_TASK DETAILS_
Repeat all the material exactly; pictures stay out of your copy.

_RECORDED DATA_

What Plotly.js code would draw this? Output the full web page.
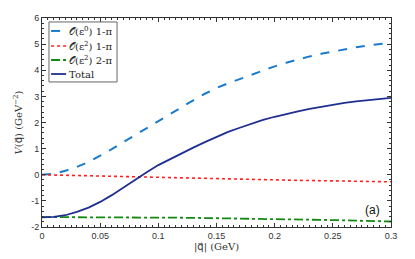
<!DOCTYPE html>
<html><head><meta charset="utf-8">
<script src="https://cdn.plot.ly/plotly-3.0.1.min.js"></script>
<style>html,body{margin:0;padding:0;background:#fff}#c{width:415px;height:259px}</style>
</head><body><div id="c"></div>
<script>
const q = [0,0.01,0.02,0.03,0.04,0.05,0.06,0.07,0.08,0.09,0.10,0.11,0.12,0.13,0.14,0.15,0.16,0.17,0.18,0.19,0.20,0.21,0.22,0.23,0.24,0.25,0.26,0.27,0.28,0.29,0.30];
const lo1pi = [0,0.04,0.15,0.30,0.49,0.72,0.98,1.25,1.52,1.78,2.05,2.32,2.58,2.85,3.10,3.32,3.50,3.67,3.84,4.00,4.15,4.29,4.42,4.53,4.63,4.72,4.81,4.88,4.95,5.00,5.05];
const nlo1pi = [0,-0.01,-0.025,-0.04,-0.055,-0.07,-0.08,-0.09,-0.10,-0.11,-0.12,-0.13,-0.14,-0.15,-0.16,-0.165,-0.17,-0.18,-0.19,-0.195,-0.20,-0.21,-0.215,-0.22,-0.23,-0.235,-0.24,-0.25,-0.255,-0.26,-0.27];
const nlo2pi = [-1.62,-1.62,-1.62,-1.62,-1.62,-1.62,-1.62,-1.625,-1.63,-1.63,-1.635,-1.64,-1.645,-1.65,-1.655,-1.66,-1.665,-1.67,-1.68,-1.685,-1.69,-1.70,-1.71,-1.715,-1.725,-1.735,-1.745,-1.755,-1.765,-1.78,-1.79];
const total = [-1.63,-1.61,-1.55,-1.42,-1.26,-1.04,-0.78,-0.48,-0.18,0.10,0.37,0.60,0.82,1.04,1.25,1.45,1.64,1.80,1.96,2.10,2.22,2.33,2.43,2.52,2.60,2.67,2.75,2.81,2.86,2.90,2.94];
const seriesNames = ['𝒪(ε<sup>0</sup>) 1-π','𝒪(ε<sup>2</sup>) 1-π','𝒪(ε<sup>2</sup>) 2-π','Total'];
const seriesColors = ['#1a7bcc','#ff2020','#128a12','#1f2f8f'];
const seriesDash = ['dash','dot','dashdot','solid'];
const seriesWidth = [2,1.6,1.8,1.8];
const xTickVals = [0,0.05,0.1,0.15,0.2,0.25,0.3];
const xTickText = ['0','0.05','0.1','0.15','0.2','0.25','0.3'];
const yTickVals = [-2,-1,0,1,2,3,4,5,6];
const yTickText = ['-2','-1','0','1','2','3','4','5','6'];
const ys = [lo1pi,nlo1pi,nlo2pi,total];

const traces = ys.map((y,i)=>({x:q,y:y,name:seriesNames[i],mode:'lines',showlegend:false,
  line:{color:seriesColors[i],width:seriesWidth[i],dash:seriesDash[i]}}));

const serif = 'DejaVu Serif, Liberation Serif, serif';
const qvec = '<span style="font-family:DejaVu Sans">q⃗</span>';
// custom legend (paper coords)
const legY = [0.938,0.866,0.799,0.732];
const shapes = [{type:'rect',xref:'paper',yref:'paper',x0:0.020,x1:0.215,y0:0.694,y1:0.981,
  line:{color:'#666',width:1},fillcolor:'#fff',layer:'above'}];
const annotations = [];
legY.forEach((yy,i)=>{
  shapes.push({type:'line',xref:'paper',yref:'paper',x0:0.026,x1:0.069,y0:yy,y1:yy,layer:'above',
    line:{color:seriesColors[i],width:seriesWidth[i],dash:seriesDash[i]}});
  annotations.push({xref:'paper',yref:'paper',x:0.072,y:yy,xanchor:'left',yanchor:'middle',showarrow:false,
    text:seriesNames[i],font:{family:serif,size:10,color:'#222'}});
});
annotations.push({x:0.284,y:-1.34,xref:'x',yref:'y',text:'(a)',showarrow:false,
    font:{family:'Liberation Sans, Arial, sans-serif',size:12,color:'#111'}});

const axBase = {showline:true,linecolor:'#333',linewidth:1,mirror:'allticks',ticks:'inside',ticklen:4,tickcolor:'#333',
  showgrid:false,zeroline:false,tickfont:{family:'Liberation Sans, Arial, sans-serif',size:9,color:'#333'}};
const layout = {
  width:415,height:259,margin:{l:42,r:24,t:18,b:32},paper_bgcolor:'#fff',plot_bgcolor:'#fff',
  showlegend:false,shapes:shapes,annotations:annotations,
  xaxis:Object.assign({},axBase,{range:[0,0.3],tickmode:'array',tickvals:xTickVals,ticktext:xTickText,
    minor:{dtick:0.005,ticklen:2,ticks:'inside',tickcolor:'#333'},
    title:{text:'|'+qvec+'| (GeV)',font:{family:serif,size:10,color:'#333'},standoff:1}}),
  yaxis:Object.assign({},axBase,{range:[-2,6],tickmode:'array',tickvals:yTickVals,ticktext:yTickText,
    minor:{dtick:0.2,ticklen:2,ticks:'inside',tickcolor:'#333'},
    title:{text:'<i>V</i>('+qvec+') (GeV<sup>−2</sup>)',font:{family:serif,size:10,color:'#333'},standoff:6}})
};
Plotly.newPlot('c',traces,layout,{staticPlot:true});
</script></body></html>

_SOLUTION FOR THIS TASK_
What Plotly.js code would draw this? Output the full web page.
<!DOCTYPE html>
<html><head><meta charset="utf-8">
<script src="https://cdn.plot.ly/plotly-3.0.1.min.js"></script>
<style>html,body{margin:0;padding:0;background:#fff}#c{width:415px;height:259px}</style>
</head><body><div id="c"></div>
<script>
const q = [0,0.01,0.02,0.03,0.04,0.05,0.06,0.07,0.08,0.09,0.10,0.11,0.12,0.13,0.14,0.15,0.16,0.17,0.18,0.19,0.20,0.21,0.22,0.23,0.24,0.25,0.26,0.27,0.28,0.29,0.30];
const lo1pi = [0,0.04,0.15,0.30,0.49,0.72,0.98,1.25,1.52,1.78,2.05,2.32,2.58,2.85,3.10,3.32,3.50,3.67,3.84,4.00,4.15,4.29,4.42,4.53,4.63,4.72,4.81,4.88,4.95,5.00,5.05];
const nlo1pi = [0,-0.01,-0.025,-0.04,-0.055,-0.07,-0.08,-0.09,-0.10,-0.11,-0.12,-0.13,-0.14,-0.15,-0.16,-0.165,-0.17,-0.18,-0.19,-0.195,-0.20,-0.21,-0.215,-0.22,-0.23,-0.235,-0.24,-0.25,-0.255,-0.26,-0.27];
const nlo2pi = [-1.62,-1.62,-1.62,-1.62,-1.62,-1.62,-1.62,-1.625,-1.63,-1.63,-1.635,-1.64,-1.645,-1.65,-1.655,-1.66,-1.665,-1.67,-1.68,-1.685,-1.69,-1.70,-1.71,-1.715,-1.725,-1.735,-1.745,-1.755,-1.765,-1.78,-1.79];
const total = [-1.63,-1.61,-1.55,-1.42,-1.26,-1.04,-0.78,-0.48,-0.18,0.10,0.37,0.60,0.82,1.04,1.25,1.45,1.64,1.80,1.96,2.10,2.22,2.33,2.43,2.52,2.60,2.67,2.75,2.81,2.86,2.90,2.94];
const seriesNames = ['𝒪(ε<sup>0</sup>) 1-π','𝒪(ε<sup>2</sup>) 1-π','𝒪(ε<sup>2</sup>) 2-π','Total'];
const seriesColors = ['#1a7bcc','#ff2020','#128a12','#1f2f8f'];
const seriesDash = ['dash','dot','dashdot','solid'];
const seriesWidth = [2,1.6,1.8,1.8];
const xTickVals = [0,0.05,0.1,0.15,0.2,0.25,0.3];
const xTickText = ['0','0.05','0.1','0.15','0.2','0.25','0.3'];
const yTickVals = [-2,-1,0,1,2,3,4,5,6];
const yTickText = ['-2','-1','0','1','2','3','4','5','6'];
const ys = [lo1pi,nlo1pi,nlo2pi,total];

const traces = ys.map((y,i)=>({x:q,y:y,name:seriesNames[i],mode:'lines',showlegend:false,
  line:{color:seriesColors[i],width:seriesWidth[i],dash:seriesDash[i]}}));

const serif = 'DejaVu Serif, Liberation Serif, serif';
const qvec = '<span style="font-family:DejaVu Sans">q⃗</span>';
// custom legend (paper coords)
const legY = [0.938,0.866,0.799,0.732];
const shapes = [{type:'rect',xref:'paper',yref:'paper',x0:0.020,x1:0.215,y0:0.694,y1:0.981,
  line:{color:'#666',width:1},fillcolor:'#fff',layer:'above'}];
const annotations = [];
legY.forEach((yy,i)=>{
  shapes.push({type:'line',xref:'paper',yref:'paper',x0:0.026,x1:0.069,y0:yy,y1:yy,layer:'above',
    line:{color:seriesColors[i],width:seriesWidth[i],dash:seriesDash[i]}});
  annotations.push({xref:'paper',yref:'paper',x:0.072,y:yy,xanchor:'left',yanchor:'middle',showarrow:false,
    text:seriesNames[i],font:{family:serif,size:10,color:'#222'}});
});
annotations.push({x:0.284,y:-1.34,xref:'x',yref:'y',text:'(a)',showarrow:false,
    font:{family:'Liberation Sans, Arial, sans-serif',size:12,color:'#111'}});

const axBase = {showline:true,linecolor:'#333',linewidth:1,mirror:'allticks',ticks:'inside',ticklen:4,tickcolor:'#333',
  showgrid:false,zeroline:false,tickfont:{family:'Liberation Sans, Arial, sans-serif',size:9,color:'#333'}};
const layout = {
  width:415,height:259,margin:{l:42,r:24,t:18,b:32},paper_bgcolor:'#fff',plot_bgcolor:'#fff',
  showlegend:false,shapes:shapes,annotations:annotations,
  xaxis:Object.assign({},axBase,{range:[0,0.3],tickmode:'array',tickvals:xTickVals,ticktext:xTickText,
    minor:{dtick:0.005,ticklen:2,ticks:'inside',tickcolor:'#333'},
    title:{text:'|'+qvec+'| (GeV)',font:{family:serif,size:10,color:'#333'},standoff:1}}),
  yaxis:Object.assign({},axBase,{range:[-2,6],tickmode:'array',tickvals:yTickVals,ticktext:yTickText,
    minor:{dtick:0.2,ticklen:2,ticks:'inside',tickcolor:'#333'},
    title:{text:'<i>V</i>('+qvec+') (GeV<sup>−2</sup>)',font:{family:serif,size:10,color:'#333'},standoff:6}})
};
Plotly.newPlot('c',traces,layout,{staticPlot:true});
</script></body></html>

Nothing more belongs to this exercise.